PE-backed firm acquires Shoreline Vision, seeks other deals

The deal to buy a majority stake in Muskegon-based Shoreline Vision serves as the largest transaction yet for Great Lakes Management Services Organization.

Formed last spring when Chicago-based private equity firm Sterling Partners acquired a majority stake in Grand Rapids Ophthalmology PC, Great Lakes MSO has other deals in the works and has been receiving inquiries from across the state, said Chief Development Officer Dan Hosler.

“Folks are coming to us,” Hosler said. “It’s going to be a busy 2018.”

Through the deal with Shoreline Vision, Great Lakes MSO extends its reach further across the region and deeper into the lakeshore market. Founded in 1996, Shoreline Vision has six retail locations in Muskegon, Norton Shores, Spring Lake, Grand Haven and Fremont, plus an eye surgery center in Muskegon.

Terms of the deal were not disclosed.

“Every decision Shoreline Vision makes is dependent on improving our patients’ care, whether it is investing in the latest technology, adding sub-specialty physicians, or improving our facilities,” Dr. John Oltean, a founding member of Shoreline Vision, said in a statement announcing the deal. “Our latest decision to partner with Great Lakes MSO and the vast resources they can provide is consistent with that theme. We are certain this will benefit our patients, employees, and community for years to come.”

Great Lakes MSO followed up the Shoreline Vision deal with an investment last week in Michigan Optical, a Grand Rapids-based eye care practice. Douglas Cramer, who founded Michigan Optical in 2006, remains with the practice as an optician and location director.

With the deal for Shoreline Vision, the opportunity for Great Lakes MSO to invest came from physicians at both practices having known one another for years, Hosler said.

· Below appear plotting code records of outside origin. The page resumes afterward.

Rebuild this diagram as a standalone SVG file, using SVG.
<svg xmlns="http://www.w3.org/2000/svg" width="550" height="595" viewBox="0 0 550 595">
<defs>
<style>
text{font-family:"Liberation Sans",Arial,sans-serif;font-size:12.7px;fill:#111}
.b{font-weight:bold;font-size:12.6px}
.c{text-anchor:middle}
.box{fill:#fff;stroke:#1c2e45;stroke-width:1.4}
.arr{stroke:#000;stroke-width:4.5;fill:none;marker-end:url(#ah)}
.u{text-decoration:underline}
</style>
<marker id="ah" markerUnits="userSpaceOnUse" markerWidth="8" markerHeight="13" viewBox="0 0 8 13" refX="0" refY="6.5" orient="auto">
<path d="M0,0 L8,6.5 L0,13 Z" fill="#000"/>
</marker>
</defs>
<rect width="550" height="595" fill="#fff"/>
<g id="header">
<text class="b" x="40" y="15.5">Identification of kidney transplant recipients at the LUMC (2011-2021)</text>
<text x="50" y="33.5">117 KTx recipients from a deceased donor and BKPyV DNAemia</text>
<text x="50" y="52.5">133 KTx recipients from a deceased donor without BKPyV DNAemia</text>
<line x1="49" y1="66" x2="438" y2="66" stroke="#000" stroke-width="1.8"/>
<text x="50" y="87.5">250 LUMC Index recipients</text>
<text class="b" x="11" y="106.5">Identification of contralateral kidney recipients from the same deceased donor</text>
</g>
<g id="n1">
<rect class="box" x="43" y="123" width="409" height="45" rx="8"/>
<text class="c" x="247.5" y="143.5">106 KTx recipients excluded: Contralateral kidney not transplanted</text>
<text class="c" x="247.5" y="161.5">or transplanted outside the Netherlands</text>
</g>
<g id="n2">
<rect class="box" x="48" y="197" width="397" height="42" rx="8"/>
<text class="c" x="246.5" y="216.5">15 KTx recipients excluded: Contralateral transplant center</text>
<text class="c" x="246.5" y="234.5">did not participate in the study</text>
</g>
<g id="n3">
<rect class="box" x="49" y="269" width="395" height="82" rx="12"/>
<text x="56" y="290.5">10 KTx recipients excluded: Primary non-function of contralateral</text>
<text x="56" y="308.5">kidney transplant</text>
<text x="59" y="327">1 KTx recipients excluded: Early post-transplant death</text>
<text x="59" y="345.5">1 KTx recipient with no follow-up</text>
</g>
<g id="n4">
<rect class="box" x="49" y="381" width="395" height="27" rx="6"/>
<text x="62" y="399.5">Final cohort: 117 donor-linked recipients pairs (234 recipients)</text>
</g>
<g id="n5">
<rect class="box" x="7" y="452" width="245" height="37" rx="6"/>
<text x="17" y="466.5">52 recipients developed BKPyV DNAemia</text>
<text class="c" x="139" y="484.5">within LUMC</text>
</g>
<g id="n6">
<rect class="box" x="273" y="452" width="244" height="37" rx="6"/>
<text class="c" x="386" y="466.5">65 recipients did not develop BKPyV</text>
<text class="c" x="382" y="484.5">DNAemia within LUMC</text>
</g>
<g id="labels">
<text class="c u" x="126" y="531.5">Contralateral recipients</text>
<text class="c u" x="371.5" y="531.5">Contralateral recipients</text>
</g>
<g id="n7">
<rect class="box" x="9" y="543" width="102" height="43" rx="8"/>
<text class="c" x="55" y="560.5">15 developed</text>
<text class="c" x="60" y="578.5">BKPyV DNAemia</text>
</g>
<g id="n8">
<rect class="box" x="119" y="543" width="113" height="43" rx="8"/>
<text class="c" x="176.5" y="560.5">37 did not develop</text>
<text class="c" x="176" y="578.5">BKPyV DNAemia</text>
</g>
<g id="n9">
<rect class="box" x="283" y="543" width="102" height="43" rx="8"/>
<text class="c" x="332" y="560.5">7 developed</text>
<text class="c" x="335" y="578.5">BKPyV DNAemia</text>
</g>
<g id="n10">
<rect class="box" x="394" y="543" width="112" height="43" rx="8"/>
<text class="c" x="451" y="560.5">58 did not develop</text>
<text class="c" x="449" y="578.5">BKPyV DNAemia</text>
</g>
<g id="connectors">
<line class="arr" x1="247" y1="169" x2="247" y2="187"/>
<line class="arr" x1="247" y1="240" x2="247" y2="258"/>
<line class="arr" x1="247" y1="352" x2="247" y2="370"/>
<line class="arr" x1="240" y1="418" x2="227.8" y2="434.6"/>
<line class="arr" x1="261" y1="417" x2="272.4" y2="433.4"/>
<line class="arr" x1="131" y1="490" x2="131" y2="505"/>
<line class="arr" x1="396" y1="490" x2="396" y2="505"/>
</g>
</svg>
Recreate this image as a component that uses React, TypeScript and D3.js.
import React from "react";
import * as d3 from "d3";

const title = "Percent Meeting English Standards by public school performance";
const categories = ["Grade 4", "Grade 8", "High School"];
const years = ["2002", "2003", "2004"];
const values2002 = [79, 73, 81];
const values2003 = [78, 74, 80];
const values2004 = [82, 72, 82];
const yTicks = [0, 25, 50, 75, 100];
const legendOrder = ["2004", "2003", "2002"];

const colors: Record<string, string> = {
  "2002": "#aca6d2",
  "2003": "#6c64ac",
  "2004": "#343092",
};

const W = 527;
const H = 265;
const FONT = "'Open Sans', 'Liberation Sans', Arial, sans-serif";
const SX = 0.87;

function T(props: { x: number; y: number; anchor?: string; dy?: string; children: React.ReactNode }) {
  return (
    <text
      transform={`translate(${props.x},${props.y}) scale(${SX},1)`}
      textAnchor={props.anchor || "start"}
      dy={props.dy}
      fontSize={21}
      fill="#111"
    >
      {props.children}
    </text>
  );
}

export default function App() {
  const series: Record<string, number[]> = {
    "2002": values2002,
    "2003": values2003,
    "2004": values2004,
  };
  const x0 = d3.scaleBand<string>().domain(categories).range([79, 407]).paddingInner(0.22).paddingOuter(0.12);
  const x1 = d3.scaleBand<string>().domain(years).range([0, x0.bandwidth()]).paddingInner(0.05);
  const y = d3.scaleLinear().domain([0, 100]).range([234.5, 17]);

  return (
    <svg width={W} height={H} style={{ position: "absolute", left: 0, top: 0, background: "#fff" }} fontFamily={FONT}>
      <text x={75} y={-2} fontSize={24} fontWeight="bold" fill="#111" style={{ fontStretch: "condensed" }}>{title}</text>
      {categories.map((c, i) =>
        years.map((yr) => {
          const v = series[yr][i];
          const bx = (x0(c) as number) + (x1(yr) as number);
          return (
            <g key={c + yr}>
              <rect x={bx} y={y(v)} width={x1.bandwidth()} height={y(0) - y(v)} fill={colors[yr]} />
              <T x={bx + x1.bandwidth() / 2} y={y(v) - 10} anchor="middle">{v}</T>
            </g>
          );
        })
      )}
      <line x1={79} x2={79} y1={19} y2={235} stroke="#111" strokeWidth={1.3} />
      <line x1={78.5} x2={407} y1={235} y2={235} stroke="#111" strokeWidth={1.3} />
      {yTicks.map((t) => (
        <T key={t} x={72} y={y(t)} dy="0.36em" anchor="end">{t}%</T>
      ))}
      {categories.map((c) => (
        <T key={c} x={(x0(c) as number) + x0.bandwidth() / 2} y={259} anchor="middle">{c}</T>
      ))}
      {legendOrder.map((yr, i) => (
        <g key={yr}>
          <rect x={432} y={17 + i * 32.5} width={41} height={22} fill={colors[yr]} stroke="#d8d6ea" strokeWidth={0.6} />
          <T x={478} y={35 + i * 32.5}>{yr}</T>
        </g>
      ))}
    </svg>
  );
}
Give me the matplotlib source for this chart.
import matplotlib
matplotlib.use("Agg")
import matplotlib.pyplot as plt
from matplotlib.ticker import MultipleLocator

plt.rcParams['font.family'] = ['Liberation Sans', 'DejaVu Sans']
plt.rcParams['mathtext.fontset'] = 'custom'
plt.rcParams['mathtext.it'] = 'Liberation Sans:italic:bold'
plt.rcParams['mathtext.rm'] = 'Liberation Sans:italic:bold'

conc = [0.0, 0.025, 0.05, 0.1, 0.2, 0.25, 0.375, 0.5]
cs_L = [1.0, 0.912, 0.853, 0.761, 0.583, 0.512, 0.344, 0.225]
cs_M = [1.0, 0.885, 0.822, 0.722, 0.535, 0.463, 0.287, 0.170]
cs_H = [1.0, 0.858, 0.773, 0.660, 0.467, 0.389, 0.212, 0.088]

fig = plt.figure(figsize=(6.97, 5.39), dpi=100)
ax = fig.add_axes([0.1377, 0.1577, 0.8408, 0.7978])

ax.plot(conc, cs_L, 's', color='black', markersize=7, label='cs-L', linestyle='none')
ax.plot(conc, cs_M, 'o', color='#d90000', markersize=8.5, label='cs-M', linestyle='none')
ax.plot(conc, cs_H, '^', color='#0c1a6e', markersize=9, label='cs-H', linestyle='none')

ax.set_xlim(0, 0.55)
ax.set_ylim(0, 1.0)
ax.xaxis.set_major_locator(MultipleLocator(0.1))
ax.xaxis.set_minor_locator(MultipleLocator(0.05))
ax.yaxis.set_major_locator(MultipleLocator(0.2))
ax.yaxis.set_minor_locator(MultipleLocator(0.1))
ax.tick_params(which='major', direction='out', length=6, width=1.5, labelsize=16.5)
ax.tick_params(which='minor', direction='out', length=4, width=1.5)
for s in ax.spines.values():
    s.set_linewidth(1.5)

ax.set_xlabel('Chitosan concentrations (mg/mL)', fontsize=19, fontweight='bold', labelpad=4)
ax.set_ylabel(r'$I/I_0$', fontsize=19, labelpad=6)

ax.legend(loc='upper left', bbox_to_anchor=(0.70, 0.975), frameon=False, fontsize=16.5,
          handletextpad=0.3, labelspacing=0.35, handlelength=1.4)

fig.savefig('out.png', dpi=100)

The deal allows Great Lakes MSO to “connect the dots” between Shoreline Vision’s presence on the lakeshore and Grand Rapids Ophthalmology’s 12 locations, many of which are concentrated in Kent County.

“We think there’s definitely a lot of opportunity to better coordinate access for patients up and down the West Michigan shoreline. There are opportunities to provide more locations for our patients (and) better access to cutting-edge health care technology,” Hosler said. “In many ways, it was a natural opportunity to combine forces.”

SEEKING OPPORTUNITIES

Following Sterling Partners’ initial investment in Grand Rapids Ophthalmology in May 2017, Great Lakes MSO subsequently acquired Walker Surgical Center in November and an eye care practice in East Grand Rapids in June. 

Great Lakes MSO handles back-office business functions such as I.T., human resources, billing and patient scheduling for its eye care practices.

After the Shoreline Vision deal, the company now has 17 retail locations and three surgery centers in West Michigan. Great Lakes MSO retained the Shoreline Vision name, in a move to preserve the brand equity the practice has built over the years with patients.

“These brands have been built and the trust has been established over decades,” Hosler said. “We really want to maintain that sacred relationship between doctor and patient, and a lot of times that rests with the brand that has been developed.”

In pursuing additional deals, Great Lakes MSO has a goal of doubling in size every year in terms of revenue, patient visits and locations, Hosler said. That will occur through acquisitions and opening new retail locations.

Since forming last spring, Great Lakes MSO has received a number of inquiries from eye care practices throughout Michigan.

“We’re getting more and more in-bound interest from both ophthalmologists and optometrists alike that want to be part of a bigger platform,” Hosler said.

PE ACTIVITY HEATS UP

As MiBiz reported this month, private equity investors today are looking more at the health care sector. That’s providing a new partnership option for physicians to consider as they evaluate their future.

“Dozens of private equity firms are active in the physician practice management segment. They are creating new buyer opportunities for physicians and their practices in a wide variety of specialties,” according to an August 2016 white paper by Cascade Partners LLC, a Southfield-based investment banking firm.

Cascade Partners helped to put together last year’s deal between Sterling Partners and Grand Rapids Ophthalmology. In the white paper, the firm listed eye care, urgent care, emergency medicine and primary care as the medical practices that private equity investors are buying and making part of physician management practice companies.

In Sterling Partners, Great Lakes MSO is supported by a private equity firm that has more than $4 billion in assets under management. The firm invests in middle-market companies involved in health care and business services.

For now, Great Lakes MSO primarily looks to complete further deals in Michigan, although it eventually wants to seek out-of-state acquisitions.

“The entire state is fair game, but we have aspirations to move into adjacent states as well,” Hosler said. “Our primary focus is certainly Michigan. As we mature, we’ll definitely look to adjacent states.”